L’altro Pasolini. Nell’anniversario della morte

 DI Rosella Lisoni

Pier Paolo Pasolini Autoritratto in veste di pittore

Nel giorno dell‘anniversario della morte di Pier Paolo Pasolini  (2 novembre)vorrei ricordare il grande intellettuale del secolo scorso come colui che scelse di inseguire i sogni, le emozioni.

Il visionario, colui che in poesia, nel cinema, nei romanzi, negli articoli giornalistici, nei saggi celebrò la vita come evento miracoloso.

Restituire l’immagine sognante del grande intellettuale, quell’immagine di cui poco si parla.

L’immagine di un regista che si avvicina al cinema e, in pieno neorealismo, gira flm lirici, onirici, penso ad Accatone, in parte a Mamma Roma per approdare in seguito a film visionarie onirici come La terra vista dalla luna, Che cosa sono le nuvole o Il Fiore delle mille e una notte o a film celebrativi del sacro: non soltanto Il Vangelo secondo Matteo, ma anche La Ricotta o Teorema.

Mi piace ricordare Pasolini con lo sguardo rivolto verso il cielo, come i protagonisti del cortometragio Che cosa sono le nuvole i quali un attimo prima di morire rivolgendo lo sguardo verso le nuvole rendono grazia alla “stanziante meraviglia del creato”.

Pasolini che sceglie Chaplin come maestro, Pasolini che nei suoi film esalta il riso, egregiamente reso dal volto di Ninetto Davoli, sia in Uccellacci e uccellini che ne La sequenza del fiore di carta, ne Il Decameron,  ne I Racconti di Canterbury, ne Il fiore delle mille e una notte.

Riso isterico che è presente  sia nel terribile e stupendo Salò o le centoventi giornate di Sodoma che nel romanzo-allegoria Petrolio, romanzo la cui forma di vita risiede  nel suo fondamento umoristico al pari del film Salò o le centoventi giornate di Sodoma il quale venne pensato come  film comico, che non fu, sebbene la comicità in esso venne indirizzata verso il fondamento stesso del potere, un potere ridicolo e ridicolizzato.

La forma Petrolio ha infatti un fondamento umoristico, l’iscrizione che il protagonista Carlo legge ai piedi della statua: “ho eretto questa statua per ridere” può essere davvero interpretata come l’epigrafe di tutta l’opera.

Il riso  nei film pasoliniani rivela differenze individuali, di classe  e rimanda alla poesia popolare, a Rabelais, alla cui opera Pasolini attinge.

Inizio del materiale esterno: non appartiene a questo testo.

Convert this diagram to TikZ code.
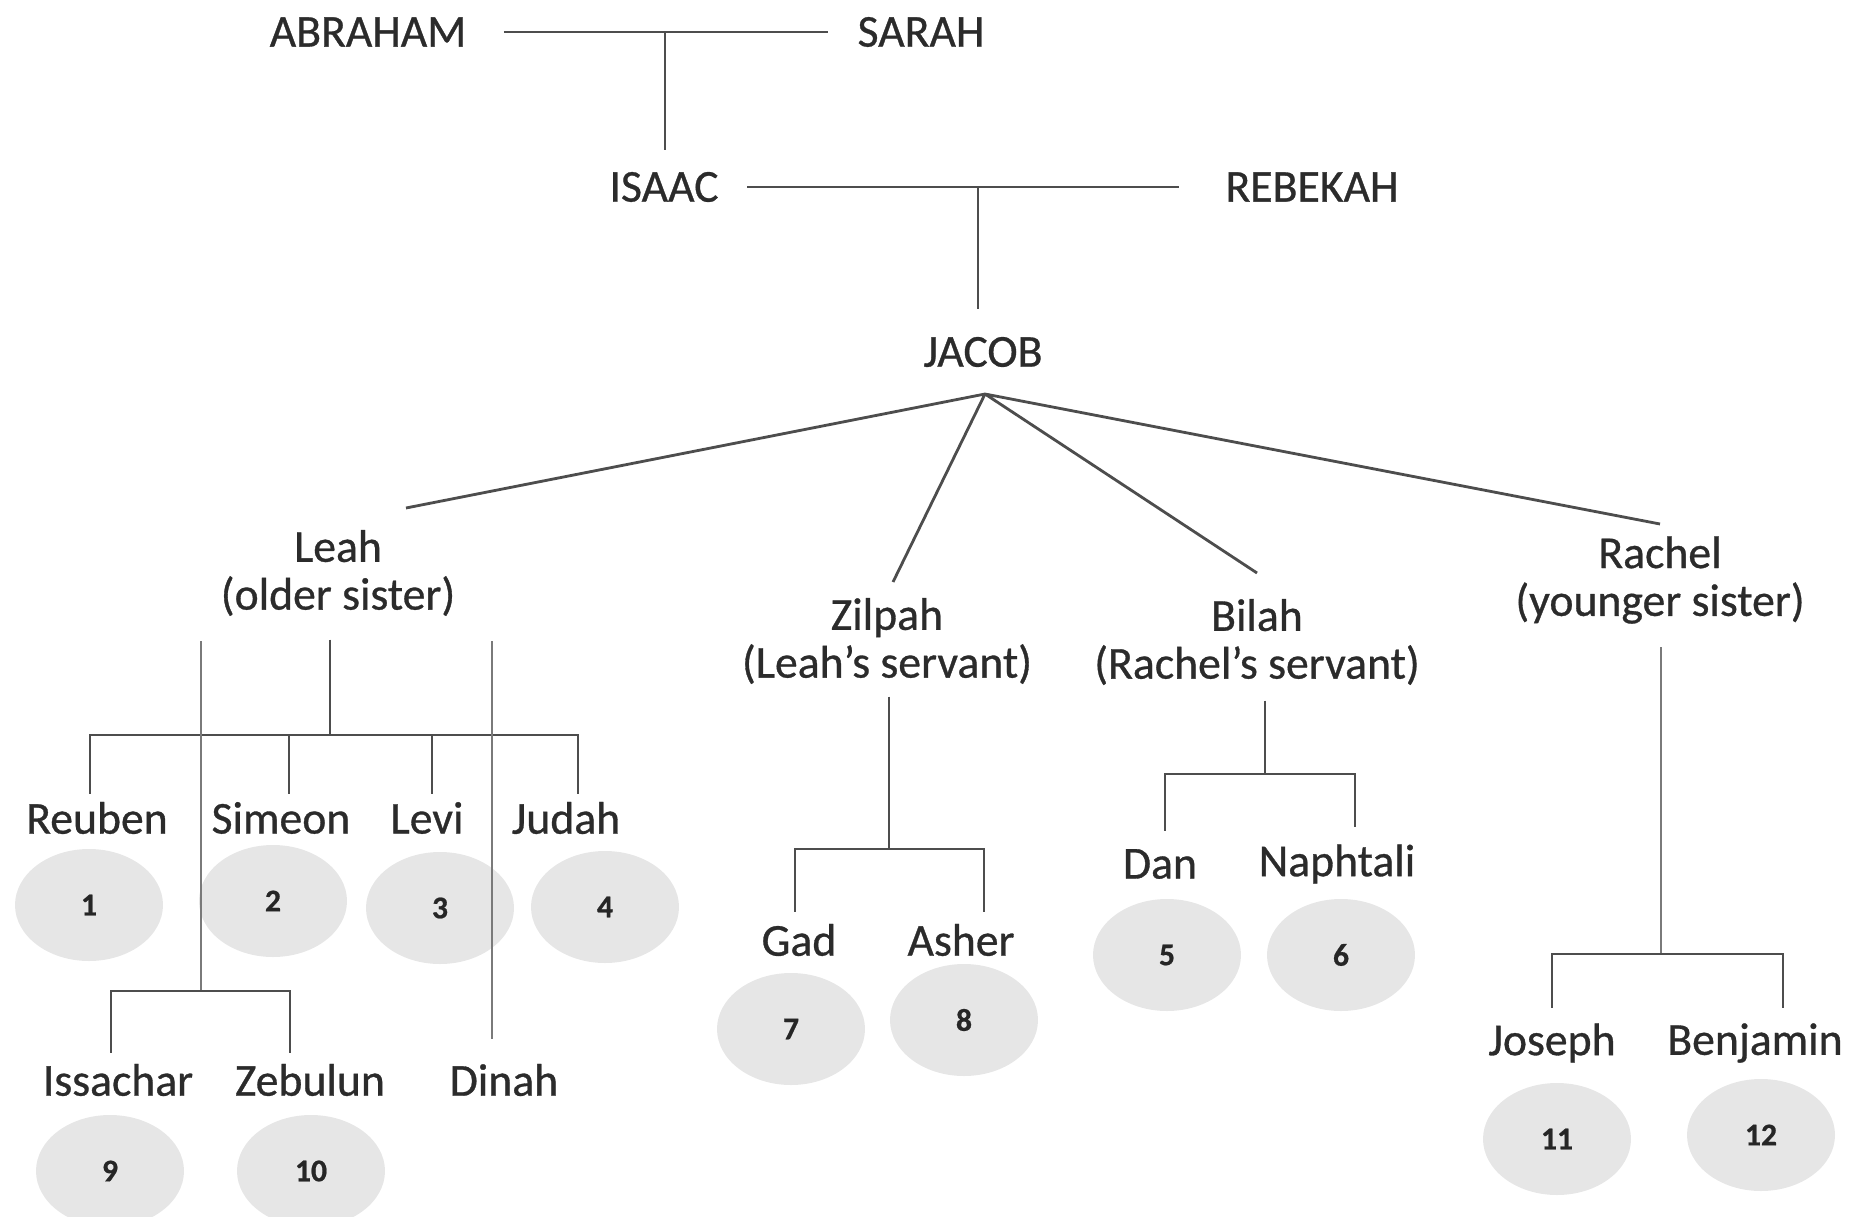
\documentclass[tikz,border=0pt]{standalone}
\usepackage{fontspec}
\setmainfont{Carlito}[FakeBold=0.7]
\usetikzlibrary{shapes.geometric,positioning,calc}
\definecolor{ink}{HTML}{2B2B2B}
\definecolor{wire}{HTML}{4D4D4D}
\definecolor{faint}{HTML}{7A7A7A}
\definecolor{disc}{HTML}{E6E6E6}
\tikzset{
  every node/.style={font=\fontsize{13}{13.6}\selectfont, text=ink},
  person/.style={inner sep=0pt, align=center},
  tribe/.style={ellipse, fill=disc, minimum width=14.8mm, minimum height=11.2mm, inner sep=0pt, font=\fontsize{9}{10}\selectfont\bfseries, text=black!85},
  link/.style={draw=wire, line width=0.8pt},
  faintlink/.style={draw=faint, line width=0.75pt},
}
\begin{document}
\begin{tikzpicture}[x=0.1mm,y=-0.1mm]
\useasboundingbox (0,0) rectangle (1854,1217);
\foreach \n/\x/\y in {1/89/905,2/273/901,3/440/908,4/605/907,5/1167/955,6/1341/955,7/791/1029,8/964/1020,9/110/1171,10/311/1171,11/1557/1139,12/1761/1135}
  \node[tribe] (t\n) at (\x,\y) {\n};
\node[person] (abraham) at (368,32) {ABRAHAM};
\node[person] (sarah) at (921,32) {SARAH};
\node[person] (isaac) at (664,187) {ISAAC};
\node[person] (rebekah) at (1312,187) {REBEKAH};
\node[person] (jacob) at (983,352) {JACOB};
\node[person] (leah) at (338,573) {Leah\\(older sister)};
\node[person] (zilpah) at (887,641) {Zilpah\\(Leah’s servant)};
\node[person] (bilah) at (1257,642) {Bilah\\(Rachel’s servant)};
\node[person] (rachel) at (1660,580) {Rachel\\(younger sister)};
\node[person] (reuben) at (97,818) {Reuben};
\node[person] (simeon) at (281,818) {Simeon};
\node[person] (levi) at (427,818) {Levi};
\node[person] (judah) at (566,818) {Judah};
\node[person] (issachar) at (118,1080) {Issachar};
\node[person] (zebulun) at (310,1080) {Zebulun};
\node[person] (dinah) at (504,1080) {Dinah};
\node[person] (gad) at (799,940) {Gad};
\node[person] (asher) at (961,940) {Asher};
\node[person] (dan) at (1160,864) {Dan};
\node[person] (naphtali) at (1337,864) {Naphtali};
\node[person] (joseph) at (1552,1043) {Joseph};
\node[person] (benjamin) at (1755,1043) {Benjamin};
\coordinate (abj) at (665,32);
\coordinate (irj) at (978,187);
\coordinate (jfoot) at (985,394);
\coordinate (leahtip) at (406,508);
\coordinate (zilpahtip) at (893,582);
\coordinate (bilahtip) at (1257,573);
\coordinate (racheltip) at (1660,524);
\coordinate (leahbar) at (330,735);
\coordinate (leahleft) at (201,641);
\coordinate (leahfork) at (201,991);
\coordinate (leahright) at (492,641);
\coordinate (zilpahbar) at (889,849);
\coordinate (bilahbar) at (1265,774);
\coordinate (rachelbar) at (1661,954);
\draw[link, shorten <=3.7mm, shorten >=2.9mm] (abraham) -- (sarah);
\draw[link, shorten >=2.1mm] (abj) -- (abj |- isaac.north);
\draw[link, shorten <=2.8mm, shorten >=4.6mm] (isaac) -- (rebekah);
\draw[link, shorten >=2.7mm] (irj) -- (irj |- jacob.north);
\draw[link] (jfoot) -- (leahtip) (jfoot) -- (zilpahtip) (jfoot) -- (bilahtip) (jfoot) -- (racheltip);
\draw[link, shorten <=2.3mm] (leah.south -| leahbar) -- (leahbar);
\draw[link, shorten >=0.7mm] (leahbar) -| ([xshift=-0.7mm]reuben.north);
\draw[link, shorten >=0.7mm] (leahbar) -| ([xshift=0.8mm]simeon.north);
\draw[link, shorten >=0.7mm] (leahbar) -| ([xshift=0.5mm]levi.north);
\draw[link, shorten >=0.7mm] (leahbar) -| ([xshift=1.2mm]judah.north);
\draw[faintlink] (leahleft) -- (leahfork);
\draw[link, shorten >=1mm] (leahfork) -| ([xshift=-0.7mm]issachar.north);
\draw[link, shorten >=1mm] (leahfork) -| ([xshift=-2mm]zebulun.north);
\draw[faintlink, shorten >=2.4mm] (leahright) -- (leahright |- dinah.north);
\draw[link, shorten <=1.2mm] (zilpah.south -| zilpahbar) -- (zilpahbar);
\draw[link, shorten >=1.1mm] (zilpahbar) -| ([xshift=-0.4mm]gad.north);
\draw[link, shorten >=1.1mm] (zilpahbar) -| ([xshift=2.3mm]asher.north);
\draw[link, shorten <=1.5mm] (bilah.south -| bilahbar) -- (bilahbar);
\draw[link, shorten >=1.7mm] (bilahbar) -| ([xshift=0.5mm]dan.north);
\draw[link, shorten >=1.7mm] (bilahbar) -| ([xshift=1.8mm]naphtali.north);
\draw[link, draw=faint, shorten <=2.3mm] (rachel.south -| rachelbar) -- (rachelbar);
\draw[link, shorten >=1.5mm] (rachelbar) -| (joseph.north);
\draw[link, shorten >=1.5mm] (rachelbar) -| ([xshift=2.8mm]benjamin.north);
\end{tikzpicture}
\end{document}
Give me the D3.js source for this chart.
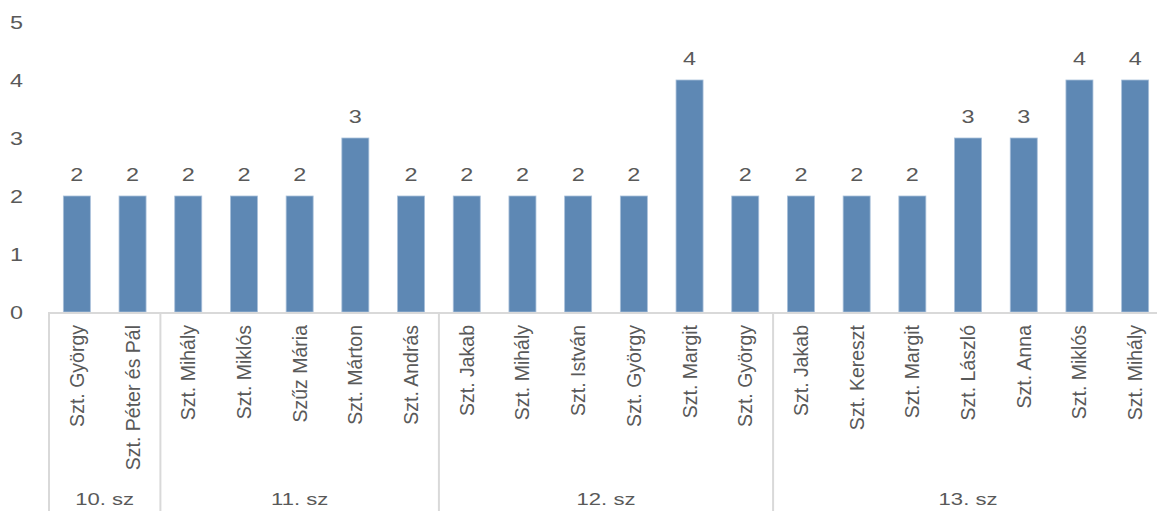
<!DOCTYPE html>
<html>
<head>
<meta charset="utf-8">
<script src="https://cdn.jsdelivr.net/npm/d3@7"></script>
<style>
  body { margin: 0; background: #fff; }
  svg { display: block; }
  text { font-family: 'Liberation Sans', Arial, sans-serif; fill: #595959; }
</style>
</head>
<body>
<svg width="1157" height="511"></svg>
<script>
// Data:
const saints = [
  'Szt. György', 'Szt. Péter és Pál',
  'Szt. Mihály', 'Szt. Miklós', 'Szűz Mária', 'Szt. Márton', 'Szt. András',
  'Szt. Jakab', 'Szt. Mihály', 'Szt. István', 'Szt. György', 'Szt. Margit', 'Szt. György',
  'Szt. Jakab', 'Szt. Kereszt', 'Szt. Margit', 'Szt. László', 'Szt. Anna', 'Szt. Miklós', 'Szt. Mihály'
]
const centuries = [
  '10. sz', '10. sz',
  '11. sz', '11. sz', '11. sz', '11. sz', '11. sz',
  '12. sz', '12. sz', '12. sz', '12. sz', '12. sz', '12. sz',
  '13. sz', '13. sz', '13. sz', '13. sz', '13. sz', '13. sz', '13. sz'
]
const counts = [2, 2, 2, 2, 2, 3, 2, 2, 2, 2, 2, 4, 2, 2, 2, 2, 3, 3, 4, 4]
const yTicks = [0, 1, 2, 3, 4, 5]

const drawChart = () => {
  const barColor = '#5e88b4',
    barEdge = '#a9c0da',
    lineColor = '#d9d9d9'

  const xPixelMin = 49
  const xPixelMax = 1163
  const yPixelMin = 22
  const yPixelMax = 312
  const stretch = 1.3 // the reference text is drawn wide

  const svg = d3.select('svg')

  const idx = d3.range(counts.length)

  // Scales:
  const xScale = d3.scaleBand().domain(idx).range([xPixelMin, xPixelMax]).padding(0)
  const yScale = d3.scaleLinear().domain([0, 5]).range([yPixelMax, yPixelMin])
  const barW = xScale.bandwidth() * 0.485

  // Y axis (labels only):
  const yAxis = d3.axisLeft(yScale)
    .tickValues(yTicks)
    .tickFormat(d3.format('d'))
    .tickSize(0)
    .tickPadding(0)
  const yAxisG = svg.append('g')
    .attr('id', 'yAxisG')
    .attr('transform', 'translate(23, 0)')
    .call(yAxis)
  yAxisG.select('.domain').remove()
  yAxisG.selectAll('text')
    .attr('x', 0)
    .attr('dy', '0.36em')
    .attr('transform', `scale(${stretch},1)`)
    .style('font-size', '18px')
    .style('font-family', "'Liberation Sans', Arial, sans-serif")
    .style('fill', '#595959')
    .attr('fill', null)

  // Bars:
  svg.selectAll('rect.bar')
    .data(idx)
    .enter()
    .append('rect')
    .attr('class', 'bar')
    .attr('x', (i) => xScale(i) + (xScale.bandwidth() - barW) / 2)
    .attr('y', (i) => yScale(counts[i]))
    .attr('width', barW)
    .attr('height', (i) => yScale(0) - yScale(counts[i]))
    .style('fill', barColor)
    .style('stroke', barEdge)
    .style('stroke-width', 0.8)

  // Value labels:
  svg.selectAll('text.value')
    .data(idx)
    .enter()
    .append('text')
    .attr('class', 'value')
    .attr('transform', (i) => `translate(${xScale(i) + xScale.bandwidth() / 2}, ${yScale(counts[i]) - 15}) scale(${stretch},1)`)
    .attr('text-anchor', 'middle')
    .style('font-size', '18px')
    .text((i) => counts[i])

  // Category axis line:
  svg.append('line')
    .attr('x1', xPixelMin)
    .attr('x2', xPixelMax)
    .attr('y1', yPixelMax + 1)
    .attr('y2', yPixelMax + 1)
    .style('stroke', lineColor)
    .style('stroke-width', 2)

  // Saint labels, rotated:
  svg.selectAll('text.saint')
    .data(idx)
    .enter()
    .append('text')
    .attr('class', 'saint')
    .attr('transform', (i) => `translate(${xScale(i) + xScale.bandwidth() / 2 + 7}, ${yPixelMax + 13}) rotate(-90)`)
    .attr('text-anchor', 'end')
    .style('font-size', '19.5px')
    .text((i) => saints[i])

  // Century groups:
  const groups = Array.from(d3.group(idx, (i) => centuries[i]), ([name, members]) => ({
    name,
    first: d3.min(members),
    last: d3.max(members)
  }))

  svg.selectAll('line.sep')
    .data(groups)
    .enter()
    .append('line')
    .attr('class', 'sep')
    .attr('x1', (g) => xScale(g.first))
    .attr('x2', (g) => xScale(g.first))
    .attr('y1', yPixelMax)
    .attr('y2', 511)
    .style('stroke', lineColor)
    .style('stroke-width', 2)

  svg.selectAll('text.century')
    .data(groups)
    .enter()
    .append('text')
    .attr('class', 'century')
    .attr('transform', (g) => {
      const mid = (xScale(g.first) + xScale(g.last) + xScale.bandwidth()) / 2
      return `translate(${mid}, 505) scale(${stretch},1)`
    })
    .attr('text-anchor', 'middle')
    .style('font-size', '17px')
    .text((g) => g.name)
}

drawChart()
</script>
</body>
</html>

Mitologia popolare dunque e recupero da parte di Pasolini della filosofia di vita rabelaisiana, del suo pantagruelismo, della sua inalterabile voglia di vivere di fronte a qualsiasi incidente della vita quotidiana, vitalità egregiamente espressa nei film de La Trilogia della vita.

Se il riso in Rabelais è la vita stessa, esprime salute e gioia di essere ottimista, tutto ciò si ritrova in Pasolini come elemento tipico del mondo popolare in cui il denaro ancora non ha espresso la sua valenza distruttrice, penso alle prime prove di poesia: Poesie a Casarsa.

Quando la purezza e l’ingenuità del mondo primitivo, delle società arcaiche vengono meno e lasciano il posto all’ottica del guadagno, svanisce la capacità di ridere sostituita dall’ “illusione di povertà che sogna ricchezza e guadagno”.

Pasolini sembra suggerire che nell’uomo la capacità di vivere e di amare svanisce  quando  vita è assoggettata alla logica del denaro, ai dettami del capitalismo.

Nulla è perduto, indica il regista e come nel film I Racconti di Canterbury la verità spesso appare in sogno – già da Pascoli definito “infinita ombra del vero”- solo tramite esso è possibile recuperare i veri valori: “la verità non sta in un sogno, ma in molti sogni” si leggerà nell’epigrafe al film Il Fiore delle mlle e una notte, terzo film de La Trilogia della vita.

Sarà infatti grazie al recupero delle forze vitali, presenti nel mondo delle fiabe – Le Mille e una notte appunto – che si potrà raggiungere la felicità, recuperando lo stato primordiale e vivendo in armonia con la natura.

Il film si mostra come un insieme di sogni che si dissolvono l’uno nell’altro; sogno e gioco si palesano come i soli strumenti di lettura e di orientamento sebbene labili e insidiosi.

L’intellettuale graffiante, sincero che rivolgere il suo sguardo sul futuro prevedendone i suoi mali, colui che non teme di  gettare il suo corpo nella lotta non esita ad affidarsi ai sogni, alle visioni e a ricercare il sacro nell’evento miracoloso della vita quotidiana.

Sacro identificabile come chiave in grado di cogliere l’identità del mondo antico, gettando luce sul nostro mondo.